Germany came into the tournament with three players who averaged at least 0.25 expected assists per 90 minutes over the past club season: Mesut Özil, Thomas Müller, and Toni Kroos. But they didn’t have one player who hit 0.5 expected goals. (Argentina and Brazil each have three, while England, Uruguay, and France each have two.) Löw chose only two strikers for his 23-man roster: Timo Werner, who scored 13 goals in the Bundesliga, and Mario Gómez, who scored just eight. Werner played all but four minutes in the group stages, and was able to generate only seven shots despite the constant barrage his team created. In hindsight, he was a strange stylistic fit, as his club team typically plays on the counterattack and averaged only around 54 percent possession this past year. He rarely sees so many defenders inside the box.

With opponents incentivized to defend and a squad devoid of goals, Germany’s only scores came from a deflection off of Marco Reus’s knee and a one-in-100 Toni Kroos free kick.

3. They didn’t develop.

As I wrote about last week, not much has changed from 2014, or even 2010. Toni Kroos, Sami Khedira, Thomas Müller, Mesut Özil, Mario Gómez, Manuel Neuer, and Jérôme Boateng were all on the roster eight years ago, and they all played key minutes throughout the group stage in 2018. The roster didn’t have any consistent starters in the 25-to-28 range — typically the peak years for a professional soccer player.

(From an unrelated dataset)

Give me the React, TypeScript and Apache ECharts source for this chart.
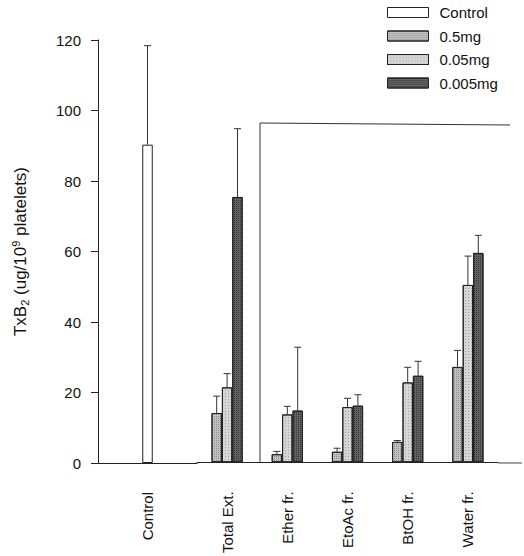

There were reports of a locker-room divide — the supposed “bling-bling gang” vs. the Bavarians. And the fault lines supposedly formed around Löw’s decision not to select Leroy Sané for the squad. Löw said Sané failed to “connect” with his teammates, but the decision spoke to what was an ultimately fatal complacency from the manager. Sané had 10 goals and 15 assists in Manchester City’s record-breaking Premier League campaign, and he averaged nearly three completed dribbles per game. Werner looked most effective at the World Cup when Löw shifted him out wide against Sweden, but what if he’d had Sané, an actual game-breaking winger, playing on that wing instead of a muffled striker searching for influence? Germany averaged just 8.7 completed dribbles per game, barely more than Iran, and only slightly more than half of Brazil’s average. They needed someone who could unsettle a packed-in defense with the ball at his feet — and, well, they had him; the manager just decided not to bring him.

Without Sané, we saw a team that could pass the ball up and across the field but withered as soon as they progressed into the final third or lost possession. Over the past four years, Löw never integrated prime-age players into the squad. As the midfield was torn to shreds, Juventus’s Emre Can watched from home. He’s 24 and has spent the past two years making tackles and intercepting passes at the heart of Liverpool’s midfield. Surely he could’ve provided some resistance — or at least something more than the near nothing they got from 31-year-old Khedira.

After Germany’s group-stage elimination, the past three champions — first Italy, then Spain — have all failed to qualify for the round of 16. With France also failing in 2002, it’s four of the past five. Maybe that’s just a quirk, or maybe there’s a lesson here.

“I believe that the cycle of a successful team lasts maybe four years, and then some change is needed,” Sir Alex Ferguson, who won 13 Premier League titles and two Champions League trophies at Manchester United, said in an interview in 2012. “So we tried to visualize the team three or four years ahead and make decisions accordingly.”

As Davin O’Dwyer wrote for Slate in 2014, Spain’s Vicente del Bosque ignored that advice. Four years later, so did Jogi Löw.